▶ [Data block]
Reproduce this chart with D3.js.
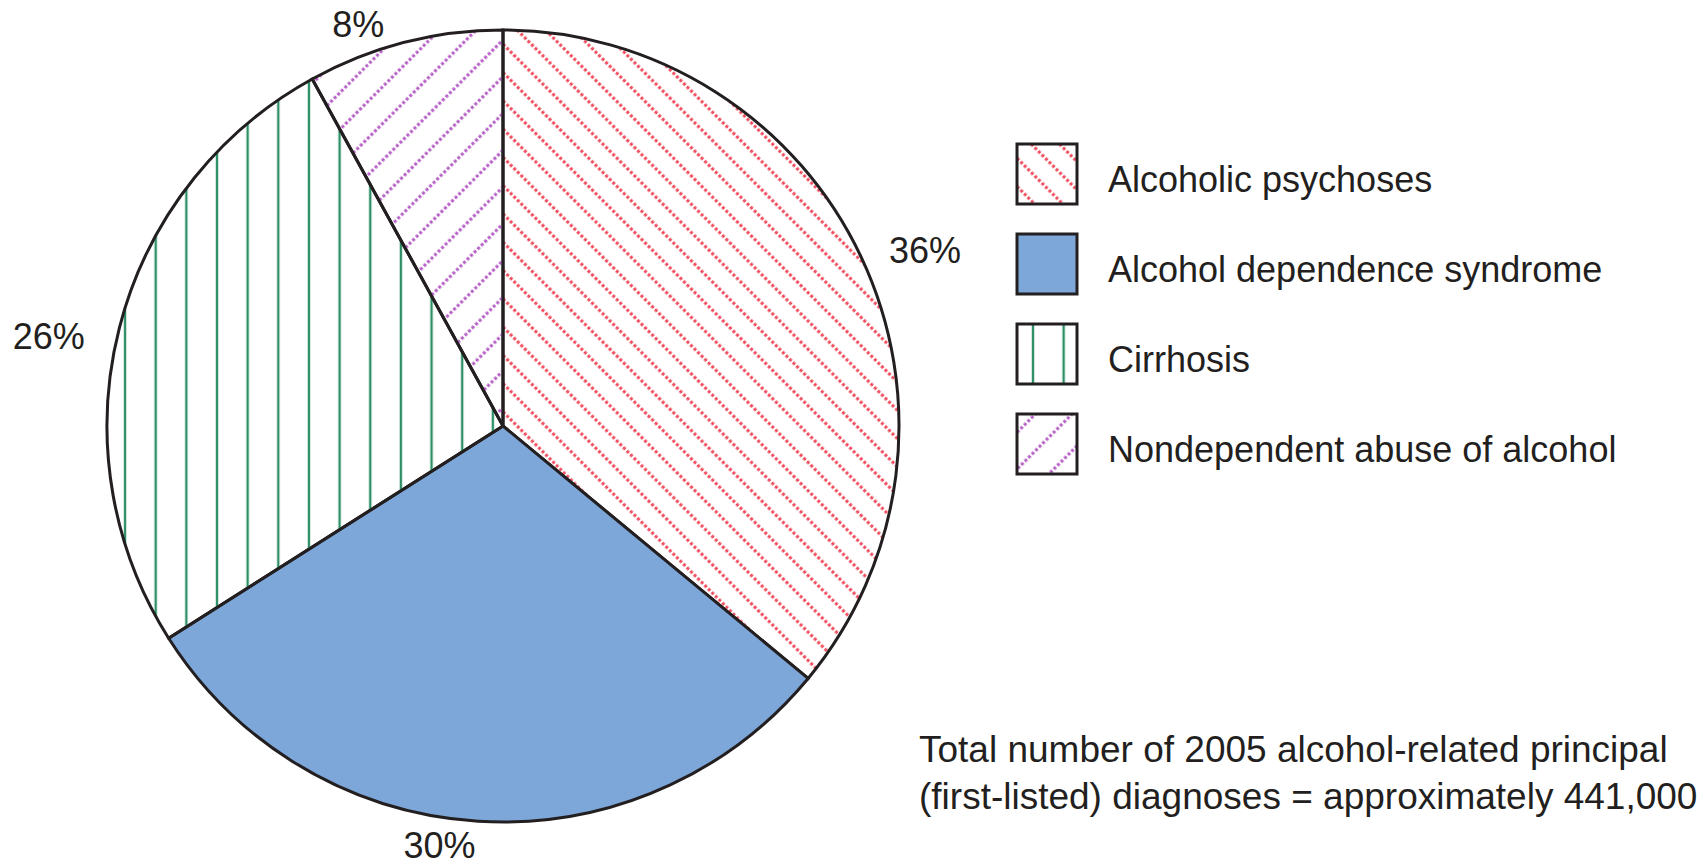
<!DOCTYPE html>
<html>
<head>
<meta charset="utf-8">
<script src="https://cdn.jsdelivr.net/npm/d3@7"></script>
<style>
  body { margin: 0; background: #fff; }
  text { font-family: "Liberation Sans", Arial, sans-serif; fill: #231f20; }
</style>
</head>
<body>
<script>
const categories = ["Alcoholic psychoses", "Alcohol dependence syndrome", "Cirrhosis", "Nondependent abuse of alcohol"];
const percents = [36, 30, 26, 8];
const footnoteLines = [
  "Total number of 2005 alcohol-related principal",
  "(first-listed) diagnoses = approximately 441,000"
];

const width = 1700, height = 866;
const cx = 503, cy = 426, radius = 396;
// label placement: angle nudge (deg) and radius per slice
const labelNudge = [2.6, 5, -3.2, -5.4];
const labelRadius = [457, 424, 463, 427];

const INK = "#231f20";

const svg = d3.select("body").append("svg")
  .attr("width", width)
  .attr("height", height)
  .attr("xmlns", "http://www.w3.org/2000/svg");

const defs = svg.append("defs");

function dotted(id, color, angle, gap) {
  const p = defs.append("pattern")
    .attr("id", id)
    .attr("patternUnits", "userSpaceOnUse")
    .attr("width", gap)
    .attr("height", 40)
    .attr("patternTransform", `rotate(${angle})`);
  p.append("line")
    .attr("x1", gap / 2).attr("y1", 0)
    .attr("x2", gap / 2).attr("y2", 40)
    .attr("stroke", color)
    .attr("stroke-width", 3)
    .attr("stroke-dasharray", "3 2");
}
dotted("pat-red", "#ef4b5c", -45, 20);
dotted("pat-purple", "#b65fc6", 45, 26);

function vertical(id, offset) {
  const step = 30.65;
  const p = defs.append("pattern")
    .attr("id", id)
    .attr("patternUnits", "userSpaceOnUse")
    .attr("x", offset)
    .attr("width", step)
    .attr("height", 30);
  [0, step].forEach(x => p.append("line")
    .attr("x1", x).attr("y1", 0)
    .attr("x2", x).attr("y2", 30)
    .attr("stroke", "#2e8f66")
    .attr("stroke-width", 2.4));
}
vertical("pat-green", 20.5);
vertical("pat-green-key", 16);

const fills = ["url(#pat-red)", "#7ea7d9", "url(#pat-green)", "url(#pat-purple)"];
const keyFills = ["url(#pat-red)", "#7ea7d9", "url(#pat-green-key)", "url(#pat-purple)"];

const pie = d3.pie().sort(null).value(d => d);
const arcs = pie(percents);
const arc = d3.arc().innerRadius(0).outerRadius(radius);

const g = svg.append("g").attr("transform", `translate(${cx},${cy})`);

g.selectAll("path.bg")
  .data(arcs)
  .join("path")
  .attr("d", arc)
  .attr("fill", "#fff");

g.selectAll("path.slice")
  .data(arcs)
  .join("path")
  .attr("class", "slice")
  .attr("d", arc)
  .attr("fill", (d, i) => fills[i])
  .attr("stroke", INK)
  .attr("stroke-width", 3)
  .attr("stroke-linejoin", "miter");

g.selectAll("text.pct")
  .data(arcs)
  .join("text")
  .attr("class", "pct")
  .attr("transform", (d, i) => {
    const a = (d.startAngle + d.endAngle) / 2 + labelNudge[i] * Math.PI / 180;
    const r = labelRadius[i];
    return `translate(${r * Math.sin(a)},${-r * Math.cos(a)})`;
  })
  .attr("text-anchor", "middle")
  .attr("dy", "0.35em")
  .attr("font-size", 36)
  .text(d => d.data + "%");

// legend
const legend = svg.append("g").attr("transform", "translate(1017,144)");
const rows = legend.selectAll("g")
  .data(categories)
  .join("g")
  .attr("transform", (d, i) => `translate(0,${i * 90})`);
rows.append("rect")
  .attr("width", 60).attr("height", 60)
  .attr("fill", "#fff");
rows.append("rect")
  .attr("width", 60).attr("height", 60)
  .attr("fill", (d, i) => keyFills[i])
  .attr("stroke", INK)
  .attr("stroke-width", 3);
rows.append("text")
  .attr("x", 91)
  .attr("y", 35)
  .attr("dy", "0.35em")
  .attr("font-size", 36)
  .text(d => d);

// footnote
svg.append("g")
  .selectAll("text")
  .data(footnoteLines)
  .join("text")
  .attr("x", 919)
  .attr("y", (d, i) => 762 + i * 47)
  .attr("font-size", 37)
  .text(d => d);
</script>
</body>
</html>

▶ [Aim of the task] Reproduce the full listing above verbatim, with no pictures included.

▶ [Response]
Reproduce this chart with D3.js.
<!DOCTYPE html>
<html>
<head>
<meta charset="utf-8">
<script src="https://cdn.jsdelivr.net/npm/d3@7"></script>
<style>
  body { margin: 0; background: #fff; }
  text { font-family: "Liberation Sans", Arial, sans-serif; fill: #231f20; }
</style>
</head>
<body>
<script>
const categories = ["Alcoholic psychoses", "Alcohol dependence syndrome", "Cirrhosis", "Nondependent abuse of alcohol"];
const percents = [36, 30, 26, 8];
const footnoteLines = [
  "Total number of 2005 alcohol-related principal",
  "(first-listed) diagnoses = approximately 441,000"
];

const width = 1700, height = 866;
const cx = 503, cy = 426, radius = 396;
// label placement: angle nudge (deg) and radius per slice
const labelNudge = [2.6, 5, -3.2, -5.4];
const labelRadius = [457, 424, 463, 427];

const INK = "#231f20";

const svg = d3.select("body").append("svg")
  .attr("width", width)
  .attr("height", height)
  .attr("xmlns", "http://www.w3.org/2000/svg");

const defs = svg.append("defs");

function dotted(id, color, angle, gap) {
  const p = defs.append("pattern")
    .attr("id", id)
    .attr("patternUnits", "userSpaceOnUse")
    .attr("width", gap)
    .attr("height", 40)
    .attr("patternTransform", `rotate(${angle})`);
  p.append("line")
    .attr("x1", gap / 2).attr("y1", 0)
    .attr("x2", gap / 2).attr("y2", 40)
    .attr("stroke", color)
    .attr("stroke-width", 3)
    .attr("stroke-dasharray", "3 2");
}
dotted("pat-red", "#ef4b5c", -45, 20);
dotted("pat-purple", "#b65fc6", 45, 26);

function vertical(id, offset) {
  const step = 30.65;
  const p = defs.append("pattern")
    .attr("id", id)
    .attr("patternUnits", "userSpaceOnUse")
    .attr("x", offset)
    .attr("width", step)
    .attr("height", 30);
  [0, step].forEach(x => p.append("line")
    .attr("x1", x).attr("y1", 0)
    .attr("x2", x).attr("y2", 30)
    .attr("stroke", "#2e8f66")
    .attr("stroke-width", 2.4));
}
vertical("pat-green", 20.5);
vertical("pat-green-key", 16);

const fills = ["url(#pat-red)", "#7ea7d9", "url(#pat-green)", "url(#pat-purple)"];
const keyFills = ["url(#pat-red)", "#7ea7d9", "url(#pat-green-key)", "url(#pat-purple)"];

const pie = d3.pie().sort(null).value(d => d);
const arcs = pie(percents);
const arc = d3.arc().innerRadius(0).outerRadius(radius);

const g = svg.append("g").attr("transform", `translate(${cx},${cy})`);

g.selectAll("path.bg")
  .data(arcs)
  .join("path")
  .attr("d", arc)
  .attr("fill", "#fff");

g.selectAll("path.slice")
  .data(arcs)
  .join("path")
  .attr("class", "slice")
  .attr("d", arc)
  .attr("fill", (d, i) => fills[i])
  .attr("stroke", INK)
  .attr("stroke-width", 3)
  .attr("stroke-linejoin", "miter");

g.selectAll("text.pct")
  .data(arcs)
  .join("text")
  .attr("class", "pct")
  .attr("transform", (d, i) => {
    const a = (d.startAngle + d.endAngle) / 2 + labelNudge[i] * Math.PI / 180;
    const r = labelRadius[i];
    return `translate(${r * Math.sin(a)},${-r * Math.cos(a)})`;
  })
  .attr("text-anchor", "middle")
  .attr("dy", "0.35em")
  .attr("font-size", 36)
  .text(d => d.data + "%");

// legend
const legend = svg.append("g").attr("transform", "translate(1017,144)");
const rows = legend.selectAll("g")
  .data(categories)
  .join("g")
  .attr("transform", (d, i) => `translate(0,${i * 90})`);
rows.append("rect")
  .attr("width", 60).attr("height", 60)
  .attr("fill", "#fff");
rows.append("rect")
  .attr("width", 60).attr("height", 60)
  .attr("fill", (d, i) => keyFills[i])
  .attr("stroke", INK)
  .attr("stroke-width", 3);
rows.append("text")
  .attr("x", 91)
  .attr("y", 35)
  .attr("dy", "0.35em")
  .attr("font-size", 36)
  .text(d => d);

// footnote
svg.append("g")
  .selectAll("text")
  .data(footnoteLines)
  .join("text")
  .attr("x", 919)
  .attr("y", (d, i) => 762 + i * 47)
  .attr("font-size", 37)
  .text(d => d);
</script>
</body>
</html>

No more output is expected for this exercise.